* **YOUR OBJECTIVE**: Retype only what runs from the first line of the listing to the line holding "(0,0) rectangle (555,455);", both included. Do not retype the pictures.

* **DATA EXCERPT**:
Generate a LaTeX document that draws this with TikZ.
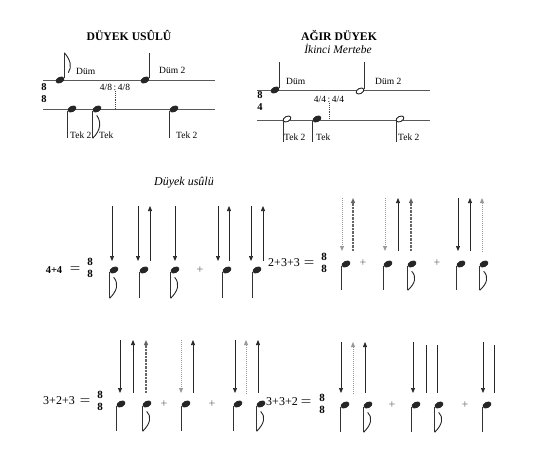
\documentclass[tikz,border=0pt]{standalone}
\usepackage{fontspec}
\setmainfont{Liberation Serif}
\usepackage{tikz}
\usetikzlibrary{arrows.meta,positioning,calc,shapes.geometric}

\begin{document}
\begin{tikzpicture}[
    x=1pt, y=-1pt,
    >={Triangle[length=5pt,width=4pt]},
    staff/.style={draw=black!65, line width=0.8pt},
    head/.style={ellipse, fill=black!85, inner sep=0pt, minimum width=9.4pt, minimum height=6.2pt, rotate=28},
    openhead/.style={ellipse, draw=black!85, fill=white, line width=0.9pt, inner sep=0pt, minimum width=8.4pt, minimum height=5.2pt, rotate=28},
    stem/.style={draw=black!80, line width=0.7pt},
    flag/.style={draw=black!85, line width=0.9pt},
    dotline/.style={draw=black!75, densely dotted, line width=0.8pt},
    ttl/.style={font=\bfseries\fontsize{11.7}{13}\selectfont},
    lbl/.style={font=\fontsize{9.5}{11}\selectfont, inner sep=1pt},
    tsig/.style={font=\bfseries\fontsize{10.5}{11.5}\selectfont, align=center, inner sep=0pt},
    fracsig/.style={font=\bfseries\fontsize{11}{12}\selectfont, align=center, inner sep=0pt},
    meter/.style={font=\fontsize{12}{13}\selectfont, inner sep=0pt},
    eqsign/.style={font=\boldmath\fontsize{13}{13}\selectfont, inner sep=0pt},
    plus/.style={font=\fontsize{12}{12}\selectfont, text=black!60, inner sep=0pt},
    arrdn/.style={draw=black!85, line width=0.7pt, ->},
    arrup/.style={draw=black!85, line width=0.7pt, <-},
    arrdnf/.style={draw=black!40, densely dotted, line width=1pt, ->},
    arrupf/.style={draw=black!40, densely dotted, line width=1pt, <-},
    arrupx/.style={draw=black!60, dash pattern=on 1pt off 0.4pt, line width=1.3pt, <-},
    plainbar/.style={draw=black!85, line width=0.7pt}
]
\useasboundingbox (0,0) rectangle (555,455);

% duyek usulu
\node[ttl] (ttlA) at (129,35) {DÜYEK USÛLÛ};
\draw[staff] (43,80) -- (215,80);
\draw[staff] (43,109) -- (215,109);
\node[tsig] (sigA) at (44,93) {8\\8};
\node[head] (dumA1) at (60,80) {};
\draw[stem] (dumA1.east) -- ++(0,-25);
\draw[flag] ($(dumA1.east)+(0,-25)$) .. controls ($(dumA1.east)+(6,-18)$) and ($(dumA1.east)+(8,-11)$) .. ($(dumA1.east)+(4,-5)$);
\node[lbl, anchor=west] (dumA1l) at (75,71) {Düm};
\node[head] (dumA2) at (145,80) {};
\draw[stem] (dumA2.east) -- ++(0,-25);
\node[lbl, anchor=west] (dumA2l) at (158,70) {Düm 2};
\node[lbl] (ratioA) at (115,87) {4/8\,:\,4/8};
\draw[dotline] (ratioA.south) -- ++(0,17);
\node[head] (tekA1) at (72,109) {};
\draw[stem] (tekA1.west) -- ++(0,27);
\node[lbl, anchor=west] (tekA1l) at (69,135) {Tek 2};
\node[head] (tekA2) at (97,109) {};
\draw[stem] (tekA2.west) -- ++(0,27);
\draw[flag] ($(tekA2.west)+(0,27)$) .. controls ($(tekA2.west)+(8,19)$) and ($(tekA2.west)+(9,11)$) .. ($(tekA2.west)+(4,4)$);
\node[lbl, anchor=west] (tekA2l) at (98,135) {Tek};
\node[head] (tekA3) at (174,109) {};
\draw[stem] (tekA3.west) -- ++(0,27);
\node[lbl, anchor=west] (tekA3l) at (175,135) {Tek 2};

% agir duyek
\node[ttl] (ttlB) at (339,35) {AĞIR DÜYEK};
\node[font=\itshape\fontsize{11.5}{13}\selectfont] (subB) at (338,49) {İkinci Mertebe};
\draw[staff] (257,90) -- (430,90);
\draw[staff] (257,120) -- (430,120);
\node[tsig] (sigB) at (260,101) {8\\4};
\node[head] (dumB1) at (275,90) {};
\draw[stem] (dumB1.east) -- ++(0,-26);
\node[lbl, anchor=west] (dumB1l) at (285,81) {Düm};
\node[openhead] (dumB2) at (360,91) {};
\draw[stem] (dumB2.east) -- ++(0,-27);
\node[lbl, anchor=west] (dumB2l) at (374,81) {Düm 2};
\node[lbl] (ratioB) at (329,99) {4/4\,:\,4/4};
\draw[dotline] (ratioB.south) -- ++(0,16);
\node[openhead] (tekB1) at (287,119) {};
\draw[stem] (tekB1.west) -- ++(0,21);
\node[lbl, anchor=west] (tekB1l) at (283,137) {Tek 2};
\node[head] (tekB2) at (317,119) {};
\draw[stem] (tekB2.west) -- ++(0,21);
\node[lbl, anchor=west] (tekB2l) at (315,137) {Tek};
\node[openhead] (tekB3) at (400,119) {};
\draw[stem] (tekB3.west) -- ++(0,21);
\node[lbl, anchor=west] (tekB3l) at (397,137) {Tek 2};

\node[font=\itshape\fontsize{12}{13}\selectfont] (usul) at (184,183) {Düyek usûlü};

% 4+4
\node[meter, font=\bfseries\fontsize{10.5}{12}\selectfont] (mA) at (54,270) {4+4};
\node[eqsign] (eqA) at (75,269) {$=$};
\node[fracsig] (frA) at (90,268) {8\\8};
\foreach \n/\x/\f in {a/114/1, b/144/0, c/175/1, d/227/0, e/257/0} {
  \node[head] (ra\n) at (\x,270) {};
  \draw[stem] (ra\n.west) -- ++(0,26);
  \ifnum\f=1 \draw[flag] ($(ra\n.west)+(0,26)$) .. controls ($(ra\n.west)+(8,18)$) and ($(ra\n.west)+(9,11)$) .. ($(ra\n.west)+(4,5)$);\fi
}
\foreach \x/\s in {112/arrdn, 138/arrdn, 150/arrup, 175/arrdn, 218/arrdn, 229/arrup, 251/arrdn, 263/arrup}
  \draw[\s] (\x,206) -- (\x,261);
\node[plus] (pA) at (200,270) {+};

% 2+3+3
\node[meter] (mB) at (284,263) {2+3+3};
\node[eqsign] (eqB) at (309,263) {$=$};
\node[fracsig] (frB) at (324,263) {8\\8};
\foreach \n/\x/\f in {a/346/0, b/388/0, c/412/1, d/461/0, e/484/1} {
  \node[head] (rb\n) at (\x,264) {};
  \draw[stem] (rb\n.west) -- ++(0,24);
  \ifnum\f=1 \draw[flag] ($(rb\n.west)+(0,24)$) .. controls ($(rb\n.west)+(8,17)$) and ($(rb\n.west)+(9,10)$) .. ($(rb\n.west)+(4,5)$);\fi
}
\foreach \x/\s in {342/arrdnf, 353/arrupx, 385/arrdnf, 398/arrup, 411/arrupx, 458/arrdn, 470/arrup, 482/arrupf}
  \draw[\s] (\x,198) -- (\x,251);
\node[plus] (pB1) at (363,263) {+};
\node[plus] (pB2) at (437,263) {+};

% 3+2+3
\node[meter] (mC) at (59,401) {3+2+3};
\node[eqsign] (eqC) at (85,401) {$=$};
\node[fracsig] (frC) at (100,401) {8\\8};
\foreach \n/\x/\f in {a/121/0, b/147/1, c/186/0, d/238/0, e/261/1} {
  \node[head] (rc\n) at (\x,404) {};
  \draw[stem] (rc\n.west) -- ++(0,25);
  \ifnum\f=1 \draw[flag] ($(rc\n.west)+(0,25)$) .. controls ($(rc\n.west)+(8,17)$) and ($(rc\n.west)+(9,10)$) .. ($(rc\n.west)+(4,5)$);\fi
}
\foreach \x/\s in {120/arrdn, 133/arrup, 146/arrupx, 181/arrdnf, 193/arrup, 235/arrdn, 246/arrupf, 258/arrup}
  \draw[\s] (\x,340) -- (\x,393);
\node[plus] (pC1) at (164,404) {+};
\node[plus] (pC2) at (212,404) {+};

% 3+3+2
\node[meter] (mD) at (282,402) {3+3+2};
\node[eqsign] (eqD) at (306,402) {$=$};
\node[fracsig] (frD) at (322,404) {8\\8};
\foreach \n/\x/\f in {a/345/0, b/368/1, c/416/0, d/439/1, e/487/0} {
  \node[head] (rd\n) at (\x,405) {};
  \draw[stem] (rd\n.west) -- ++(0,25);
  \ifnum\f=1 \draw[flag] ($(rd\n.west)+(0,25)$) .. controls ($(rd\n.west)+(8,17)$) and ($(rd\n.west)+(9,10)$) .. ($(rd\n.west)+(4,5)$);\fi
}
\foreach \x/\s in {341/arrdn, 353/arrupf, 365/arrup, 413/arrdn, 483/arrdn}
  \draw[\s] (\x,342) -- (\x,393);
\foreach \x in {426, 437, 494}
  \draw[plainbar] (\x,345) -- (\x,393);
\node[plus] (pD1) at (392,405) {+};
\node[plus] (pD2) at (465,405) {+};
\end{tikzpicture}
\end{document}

* **SOLVED PROBLEM**:
Generate a LaTeX document that draws this with TikZ.
\documentclass[tikz,border=0pt]{standalone}
\usepackage{fontspec}
\setmainfont{Liberation Serif}
\usepackage{tikz}
\usetikzlibrary{arrows.meta,positioning,calc,shapes.geometric}

\begin{document}
\begin{tikzpicture}[
    x=1pt, y=-1pt,
    >={Triangle[length=5pt,width=4pt]},
    staff/.style={draw=black!65, line width=0.8pt},
    head/.style={ellipse, fill=black!85, inner sep=0pt, minimum width=9.4pt, minimum height=6.2pt, rotate=28},
    openhead/.style={ellipse, draw=black!85, fill=white, line width=0.9pt, inner sep=0pt, minimum width=8.4pt, minimum height=5.2pt, rotate=28},
    stem/.style={draw=black!80, line width=0.7pt},
    flag/.style={draw=black!85, line width=0.9pt},
    dotline/.style={draw=black!75, densely dotted, line width=0.8pt},
    ttl/.style={font=\bfseries\fontsize{11.7}{13}\selectfont},
    lbl/.style={font=\fontsize{9.5}{11}\selectfont, inner sep=1pt},
    tsig/.style={font=\bfseries\fontsize{10.5}{11.5}\selectfont, align=center, inner sep=0pt},
    fracsig/.style={font=\bfseries\fontsize{11}{12}\selectfont, align=center, inner sep=0pt},
    meter/.style={font=\fontsize{12}{13}\selectfont, inner sep=0pt},
    eqsign/.style={font=\boldmath\fontsize{13}{13}\selectfont, inner sep=0pt},
    plus/.style={font=\fontsize{12}{12}\selectfont, text=black!60, inner sep=0pt},
    arrdn/.style={draw=black!85, line width=0.7pt, ->},
    arrup/.style={draw=black!85, line width=0.7pt, <-},
    arrdnf/.style={draw=black!40, densely dotted, line width=1pt, ->},
    arrupf/.style={draw=black!40, densely dotted, line width=1pt, <-},
    arrupx/.style={draw=black!60, dash pattern=on 1pt off 0.4pt, line width=1.3pt, <-},
    plainbar/.style={draw=black!85, line width=0.7pt}
]
\useasboundingbox (0,0) rectangle (555,455);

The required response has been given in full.